- The paper introduces ART, a comprehensive Python library that enhances model security by integrating advanced adversarial attack and defense methodologies.
- It supports multiple frameworks like TensorFlow, Keras, PyTorch, and implements key algorithms such as FGSM, BIM, and the Carlini & Wagner attack.
- The paper demonstrates practical applications through empirical evaluations and adversarial training strategies that improve machine learning model resilience.
Analysis of the Adversarial Robustness Toolbox
The paper discusses the Adversarial Robustness Toolbox (ART), an open-source Python library designed to improve machine learning model defenses against adversarial threats. ART provides a comprehensive suite of tools to enhance the security and robustness of model deployments, making it a valuable resource for both researchers and developers.
Overview of ART
The primary motivation behind ART is to address the vulnerabilities of machine learning models, such as Deep Neural Networks (DNNs), Support Vector Machines (SVMs), and other algorithms, against adversarial examples. These adversarial examples are crafted inputs that are subtly altered to trigger incorrect model predictions. ART assists in both the creation of adversarial attacks and the development of defenses to improve the resilience of machine learning systems.
Key Features
ART supports popular machine learning frameworks like TensorFlow, Keras, PyTorch, and Scikit-learn, among others. It provides classes to integrate various classifiers into its framework, enabling standardized access and manipulation. A notable aspect of ART is its ability to facilitate adversarial training algorithms and data preprocessing defenses, allowing models to be rigorously tested against a variety of threat models.
Attacks Implemented
ART implements several adversarial attack algorithms that allow researchers to evaluate model weaknesses thoroughly:
- Fast Gradient Sign Method (FGSM): An efficient gradient-based method that can target specific norms.

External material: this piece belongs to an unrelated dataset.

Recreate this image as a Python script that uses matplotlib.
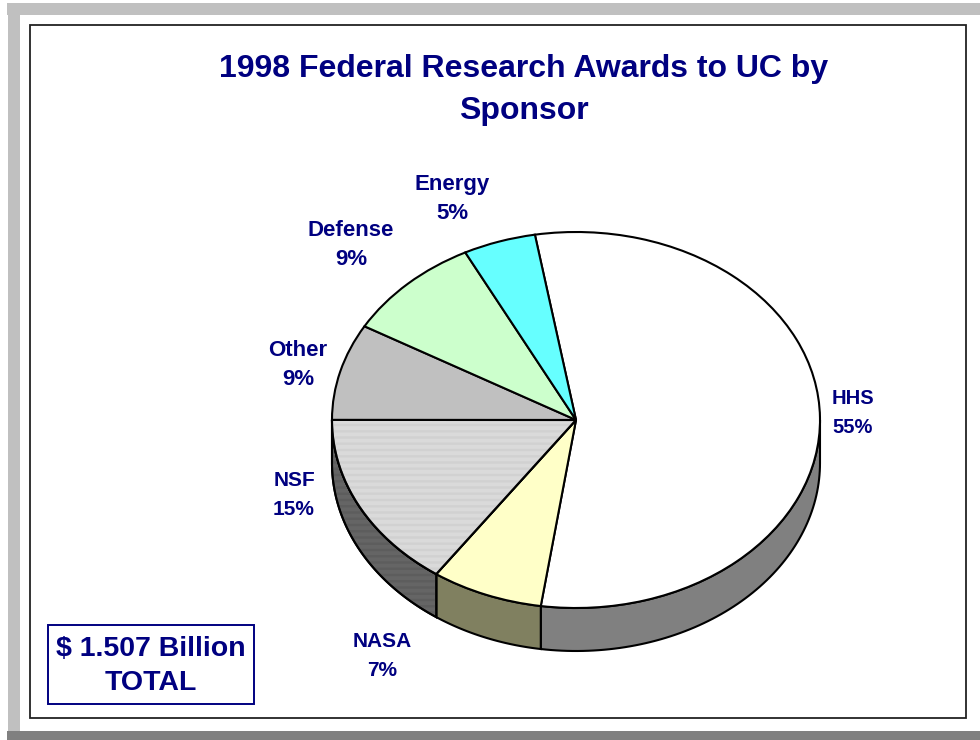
import numpy as np
import matplotlib
matplotlib.use('Agg')
import matplotlib.pyplot as plt
from matplotlib.patches import Rectangle

plt.rcParams['font.family'] = ['Liberation Sans', 'DejaVu Sans']
plt.rcParams['hatch.linewidth'] = 0.5

sponsors = ['HHS', 'NASA', 'NSF', 'Other', 'Defense', 'Energy']
shares = [55.0, 7.4, 15.3, 8.3, 9.2, 4.8]
share_labels = ['55%', '7%', '15%', '9%', '9%', '5%']
top_colors = ['#FFFFFF', '#FFFFC8', '#F2F2F2', '#C0C0C0', '#CCFFCC', '#66FFFF']
side_colors = ['#808080', '#808060', '#7C7C7C', '#606060', '#668066', '#338080']
title_text = '1998 Federal Research Awards to UC by\nSponsor'
total_text = '$ 1.507 Billion\nTOTAL'

NAVY = '#000080'
W, H = 980, 740
START = 99.7
DEPTH = 43 / 188.0
CX, CY, RX, RY = 576, 420, 244, 188

fig = plt.figure(figsize=(W / 100, H / 100), dpi=100, facecolor='white')

# page furniture, in pixel coords
bg = fig.add_axes([0, 0, 1, 1])
bg.set_xlim(0, W)
bg.set_ylim(H, 0)
bg.axis('off')
bg.add_patch(Rectangle((7, 3), W - 7, 12, fc='#C0C0C0', ec='none'))
bg.add_patch(Rectangle((8, 3), 12, 728, fc='#C0C0C0', ec='none'))
bg.add_patch(Rectangle((7, 731), W - 7, 9, fc='#808080', ec='none'))
bg.add_patch(Rectangle((30, 25), 936, 693, fc='white', ec='#222222', lw=1.3))
bg.text(524, 90, title_text, ha='center', va='center', color=NAVY, fontsize=23,
        fontweight='bold', linespacing=1.5)

label_pos = [(853, 413), (382, 656), (294, 495), (298, 365), (351, 245), (452, 199)]
label_size = [14.5, 15, 15, 16, 16, 16]
for name, pct, (x, y), size in zip(sponsors, share_labels, label_pos, label_size):
    bg.text(x, y, name + '\n' + pct, ha='center', va='center', color=NAVY, fontsize=size,
            fontweight='bold', linespacing=14.5 * 1.68 / size)

bg.add_patch(Rectangle((47.5, 624.5), 206, 79, fc='white', ec=NAVY, lw=1.4))
bg.text(151, 666, total_text, ha='center', va='center', color=NAVY, fontsize=20.5,
        fontweight='bold', linespacing=1.4)

# the pie itself, squashed by the axes box
ax = fig.add_axes([(CX - RX) / W, (H - CY - RY) / H, 2 * RX / W, 2 * RY / H])
wedges, _ = ax.pie(shares, colors=top_colors, startangle=START, counterclock=False,
                   radius=1, wedgeprops={'edgecolor': 'black', 'linewidth': 1.5})
ax.set_aspect('auto')
ax.set_xlim(-1, 1)
ax.set_ylim(-1, 1)

# side wall, only the part facing the viewer
ends = START - np.cumsum(shares) * 3.6
begins = np.r_[START, ends[:-1]]
for b, e, col, name in zip(begins, ends, side_colors, sponsors):
    lo = max(e, -180)
    hi = min(b, 0)
    if hi <= lo:
        continue
    t = np.radians(np.linspace(hi, lo, 80))
    xs = np.r_[np.cos(t), np.cos(t)[::-1]]
    ys = np.r_[np.sin(t), np.sin(t)[::-1] - DEPTH]
    ax.fill(xs, ys, fc=col, ec='black', lw=1.5, zorder=0.5, clip_on=False)
    if name == 'NSF':
        ax.fill(xs, ys, fc='none', ec='#505050', lw=0, hatch='-' * 14, zorder=0.6, clip_on=False)
        ax.fill(xs, ys, fc='none', ec='black', lw=1.5, zorder=0.7, clip_on=False)

# NSF top has the fine line pattern
i = sponsors.index('NSF')
t = np.radians(np.linspace(begins[i], ends[i], 80))
nsf_x = np.r_[0, np.cos(t)]
nsf_y = np.r_[0, np.sin(t)]
ax.fill(nsf_x, nsf_y, fc='none', ec='#C4C4C4', lw=0, hatch='-' * 14, zorder=wedges[i].get_zorder() + 0.1)
ax.fill(nsf_x, nsf_y, fc='none', ec='black', lw=1.5, zorder=wedges[i].get_zorder() + 0.2)

fig.savefig('out.png', dpi=100)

- Basic Iterative Method (BIM): An iterative extension of FGSM, offering increased perturbation control.
- Carlini & Wagner Attack (C&W): Known for generating minimal perturbation samples.
- Decision Tree Attacks: Specific algorithms focused on tree-based models.
- Black-box and Boundary Attacks: These facilitate evaluations without direct model access.
Defense Strategies
ART explores various strategies for model hardening and defense against adversarial inputs:
- Adversarial Training: Enhancing models by including adversarial examples in the training data.
- Feature Squeezing and Spatial Smoothing: Techniques to reduce input precision or apply local filtering, aiming to remove adversarial noise.
- Thermometer Encoding and Total Variance Minimization: Data augmentation techniques to increase robustness.
Evaluation and Metrics
The paper highlights several metrics for assessing the adversarial robustness of classifiers:
- Empirical Robustness: Evaluates the minimum necessary perturbation for successful attacks.
- CLEVER Score: Estimates the classifier's minimum perturbation threshold using Lipschitz continuity.
- Loss Sensitivity: Analyzes the model's sensitivity based on the loss gradient.
Practical Implications
The varied attack and defense functions of ART serve multiple purposes: benchmarking model robustness, developing enhanced training procedures, and understanding adversarial behavior across different contexts. These capabilities enable researchers to craft more secure AI systems applicable in sensitive real-world environments.
Future Directions
Future developments in ART could focus on expanding its library to include emerging adversarial strategies and defense methods. Integration with real-time detection systems and the exploration of adversarial dynamics in non-image data represent promising areas for further refinement.
Conclusion
The Adversarial Robustness Toolbox stands as a vital resource for the machine learning community, equipping researchers and developers with necessary tools to strengthen the security and reliability of AI systems. Its extensive implementation of both attack and defense methodologies provides a structured approach for understanding and mitigating adversarial threats.